If you're planning to drive, whether it's across town or across the country, it's important to be well-rested. After all, you are piloting a heavy and potentially lethal 2,000-pound (or more) weapon, so you need all of your wits about you.
A fatigued driver is at risk of succumbing to "microsleeps," or brief moments of lapsed consciousness when drivers are at extreme risk of getting into dangerous accidents.
Episodes of microsleep can last for only fractions of a second or as long as 10 seconds. It's a nuanced phase of sleep that is neither true rapid eye movement sleep (REM) nor nonrapid eye movement sleep (NREM). It doesn't last long enough for the person to fully enter into either phase of sleeping.
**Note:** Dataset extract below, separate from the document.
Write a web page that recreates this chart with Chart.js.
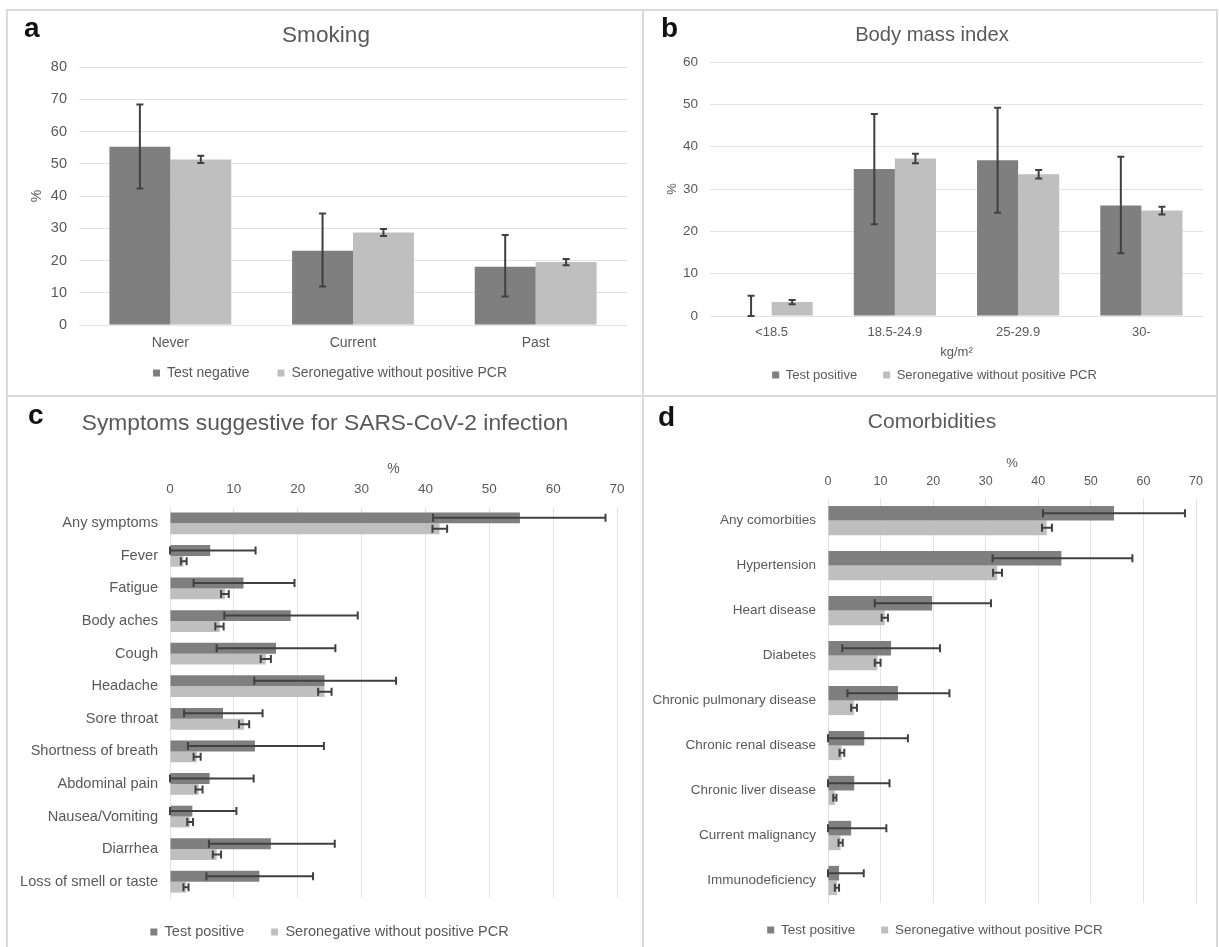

Regardless, it is very dangerous to drivers and all others they encounter on the road. Below are some warning signs of a microsleep episode.
- Brief memory lapses
- Hitting the rumble strip on the highway
- Missing the exit you planned to take
- Bobbing head
- Loss of muscle control
- Slumping over the wheel
- Involuntarily releasing a held object
- Having near-misses while driving
You may realize that you are experiencing microsleep or be totally oblivious to the danger. The problem occurs mostly at night when drivers are tired from work or driving yet push themselves to reach their destinations.
If you got into a car accident with another at-fault driver, microsleep may have caused or been a contributing factor to the collision. A car accident can leave victims injured and in need of costly and extended medical treatment, including months of rehabilitative therapies. Pursuing a claim for damages can result in financial compensation for the injuries and other damages that you suffered.